EXERCISE ::
Write out the material again word for word, dropping any images it holds.

DATA SECTION ::

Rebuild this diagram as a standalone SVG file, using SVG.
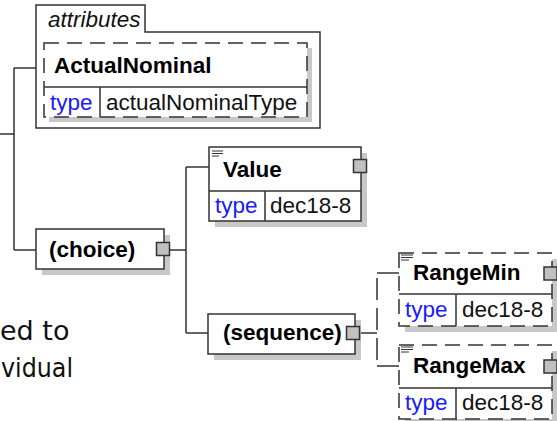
<svg xmlns="http://www.w3.org/2000/svg" width="557" height="421" viewBox="0 0 557 421">
<style>
.box{fill:#fff;stroke:#333;stroke-width:1.5}
.dbox{fill:#fff;stroke:#333;stroke-width:1.5;stroke-dasharray:15,8}
.shadow{fill:#c8c8c8;stroke:none}
.ln{fill:none;stroke:#333;stroke-width:1.5}
.dln{fill:none;stroke:#333;stroke-width:1.5;stroke-dasharray:22,8}
.sq{fill:#c0c0c0;stroke:#333;stroke-width:1.5}
.name{font-family:"Liberation Sans",Arial,sans-serif;font-weight:bold;font-size:22.5px;fill:#000}
.lbl{font-family:"Liberation Sans",Arial,sans-serif;font-size:22.5px;fill:#1a1aff}
.val{font-family:"Liberation Sans",Arial,sans-serif;font-size:22.5px;fill:#111}
.ital{font-family:"Liberation Sans",Arial,sans-serif;font-style:italic;font-size:22.5px;fill:#111}
.bg{font-family:"DejaVu Sans",Verdana,sans-serif;font-size:27px;fill:#111}
.ico{stroke:#333;stroke-width:1}
</style>

<g id="connectors">
  <path class="ln" d="M0,134 H14 M14,68 V250 M14,68 H36 M14,250 H36"/>
  <path class="ln" d="M170,250 H186 M186,167 V333 M186,167 H209 M186,333 H208"/>
  <path class="ln" d="M361,333 H377 M377,273 H399 M377,366 H399"/>
  <path class="dln" d="M377,273 V366" stroke-dashoffset="-5"/>
</g>

<g id="attributes">
  <path class="box" d="M36,128 V5 H145 V32 H320 V128 Z"/>
  <text class="ital" x="48" y="27">attributes</text>
</g>

<g id="ActualNominal">
  <rect class="shadow" x="49" y="48" width="263" height="74"/>
  <rect class="dbox" x="44" y="43" width="263" height="74"/>
  <path class="ln" d="M44,87 H307 M100,87 V117"/>
  <text class="name" x="54" y="73">ActualNominal</text>
  <text class="lbl" x="50" y="110">type</text>
  <text class="val" x="106" y="110">actualNominalType</text>
</g>

<g id="choice">
  <rect class="shadow" x="42" y="235" width="128" height="40"/>
  <rect class="box" x="36" y="229" width="128" height="40"/>
  <text class="name" x="49" y="257">(choice)</text>
  <rect class="sq" x="156.5" y="242.5" width="13" height="13"/>
</g>

<g id="Value">
  <rect class="shadow" x="215" y="153" width="152" height="74"/>
  <rect class="box" x="209" y="147" width="152" height="74"/>
  <path class="ln" d="M209,191 H361 M265,191 V221"/>
  <path class="ico" d="M212,151 H223 M212,153.5 H223 M212,156 H219"/>
  <text class="name" x="223" y="177">Value</text>
  <rect class="sq" x="353.5" y="159.5" width="13" height="13"/>
  <text class="lbl" x="215" y="213">type</text>
  <text class="val" x="270" y="213">dec18-8</text>
</g>

<g id="sequence">
  <rect class="shadow" x="214" y="320" width="147" height="40"/>
  <rect class="box" x="208" y="314" width="147" height="40"/>
  <text class="name" x="223" y="340">(sequence)</text>
  <rect class="sq" x="346.5" y="326.5" width="13" height="13"/>
</g>

<g id="RangeMin">
  <rect class="shadow" x="405" y="259" width="153" height="73"/>
  <rect class="dbox" x="399" y="253" width="153" height="73"/>
  <path class="ln" d="M399,294 H552 M456,294 V326"/>
  <path class="ico" d="M401,255 H413 M401,257.5 H413 M401,260 H409"/>
  <text class="name" x="413" y="280">RangeMin</text>
  <rect class="sq" x="544" y="267" width="13" height="13"/>
  <text class="lbl" x="405" y="317">type</text>
  <text class="val" x="462" y="317">dec18-8</text>
</g>

<g id="RangeMax">
  <rect class="shadow" x="405" y="351" width="153" height="74"/>
  <rect class="dbox" x="399" y="345" width="153" height="74"/>
  <path class="ln" d="M399,388 H552 M456,388 V419"/>
  <path class="ico" d="M401,347 H413 M401,349.5 H413 M401,352 H409"/>
  <text class="name" x="413" y="373">RangeMax</text>
  <rect class="sq" x="544" y="360" width="13" height="13"/>
  <text class="lbl" x="405" y="410">type</text>
  <text class="val" x="462" y="410">dec18-8</text>
</g>

<g id="background-text">
  <text class="bg" x="0" y="340">ed to</text>
  <text class="bg" x="1" y="377" textLength="72" lengthAdjust="spacingAndGlyphs">vidual</text>
</g>
</svg>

FULL SOLUTION ::
Rebuild this diagram as a standalone SVG file, using SVG.
<svg xmlns="http://www.w3.org/2000/svg" width="557" height="421" viewBox="0 0 557 421">
<style>
.box{fill:#fff;stroke:#333;stroke-width:1.5}
.dbox{fill:#fff;stroke:#333;stroke-width:1.5;stroke-dasharray:15,8}
.shadow{fill:#c8c8c8;stroke:none}
.ln{fill:none;stroke:#333;stroke-width:1.5}
.dln{fill:none;stroke:#333;stroke-width:1.5;stroke-dasharray:22,8}
.sq{fill:#c0c0c0;stroke:#333;stroke-width:1.5}
.name{font-family:"Liberation Sans",Arial,sans-serif;font-weight:bold;font-size:22.5px;fill:#000}
.lbl{font-family:"Liberation Sans",Arial,sans-serif;font-size:22.5px;fill:#1a1aff}
.val{font-family:"Liberation Sans",Arial,sans-serif;font-size:22.5px;fill:#111}
.ital{font-family:"Liberation Sans",Arial,sans-serif;font-style:italic;font-size:22.5px;fill:#111}
.bg{font-family:"DejaVu Sans",Verdana,sans-serif;font-size:27px;fill:#111}
.ico{stroke:#333;stroke-width:1}
</style>

<g id="connectors">
  <path class="ln" d="M0,134 H14 M14,68 V250 M14,68 H36 M14,250 H36"/>
  <path class="ln" d="M170,250 H186 M186,167 V333 M186,167 H209 M186,333 H208"/>
  <path class="ln" d="M361,333 H377 M377,273 H399 M377,366 H399"/>
  <path class="dln" d="M377,273 V366" stroke-dashoffset="-5"/>
</g>

<g id="attributes">
  <path class="box" d="M36,128 V5 H145 V32 H320 V128 Z"/>
  <text class="ital" x="48" y="27">attributes</text>
</g>

<g id="ActualNominal">
  <rect class="shadow" x="49" y="48" width="263" height="74"/>
  <rect class="dbox" x="44" y="43" width="263" height="74"/>
  <path class="ln" d="M44,87 H307 M100,87 V117"/>
  <text class="name" x="54" y="73">ActualNominal</text>
  <text class="lbl" x="50" y="110">type</text>
  <text class="val" x="106" y="110">actualNominalType</text>
</g>

<g id="choice">
  <rect class="shadow" x="42" y="235" width="128" height="40"/>
  <rect class="box" x="36" y="229" width="128" height="40"/>
  <text class="name" x="49" y="257">(choice)</text>
  <rect class="sq" x="156.5" y="242.5" width="13" height="13"/>
</g>

<g id="Value">
  <rect class="shadow" x="215" y="153" width="152" height="74"/>
  <rect class="box" x="209" y="147" width="152" height="74"/>
  <path class="ln" d="M209,191 H361 M265,191 V221"/>
  <path class="ico" d="M212,151 H223 M212,153.5 H223 M212,156 H219"/>
  <text class="name" x="223" y="177">Value</text>
  <rect class="sq" x="353.5" y="159.5" width="13" height="13"/>
  <text class="lbl" x="215" y="213">type</text>
  <text class="val" x="270" y="213">dec18-8</text>
</g>

<g id="sequence">
  <rect class="shadow" x="214" y="320" width="147" height="40"/>
  <rect class="box" x="208" y="314" width="147" height="40"/>
  <text class="name" x="223" y="340">(sequence)</text>
  <rect class="sq" x="346.5" y="326.5" width="13" height="13"/>
</g>

<g id="RangeMin">
  <rect class="shadow" x="405" y="259" width="153" height="73"/>
  <rect class="dbox" x="399" y="253" width="153" height="73"/>
  <path class="ln" d="M399,294 H552 M456,294 V326"/>
  <path class="ico" d="M401,255 H413 M401,257.5 H413 M401,260 H409"/>
  <text class="name" x="413" y="280">RangeMin</text>
  <rect class="sq" x="544" y="267" width="13" height="13"/>
  <text class="lbl" x="405" y="317">type</text>
  <text class="val" x="462" y="317">dec18-8</text>
</g>

<g id="RangeMax">
  <rect class="shadow" x="405" y="351" width="153" height="74"/>
  <rect class="dbox" x="399" y="345" width="153" height="74"/>
  <path class="ln" d="M399,388 H552 M456,388 V419"/>
  <path class="ico" d="M401,347 H413 M401,349.5 H413 M401,352 H409"/>
  <text class="name" x="413" y="373">RangeMax</text>
  <rect class="sq" x="544" y="360" width="13" height="13"/>
  <text class="lbl" x="405" y="410">type</text>
  <text class="val" x="462" y="410">dec18-8</text>
</g>

<g id="background-text">
  <text class="bg" x="0" y="340">ed to</text>
  <text class="bg" x="1" y="377" textLength="72" lengthAdjust="spacingAndGlyphs">vidual</text>
</g>
</svg>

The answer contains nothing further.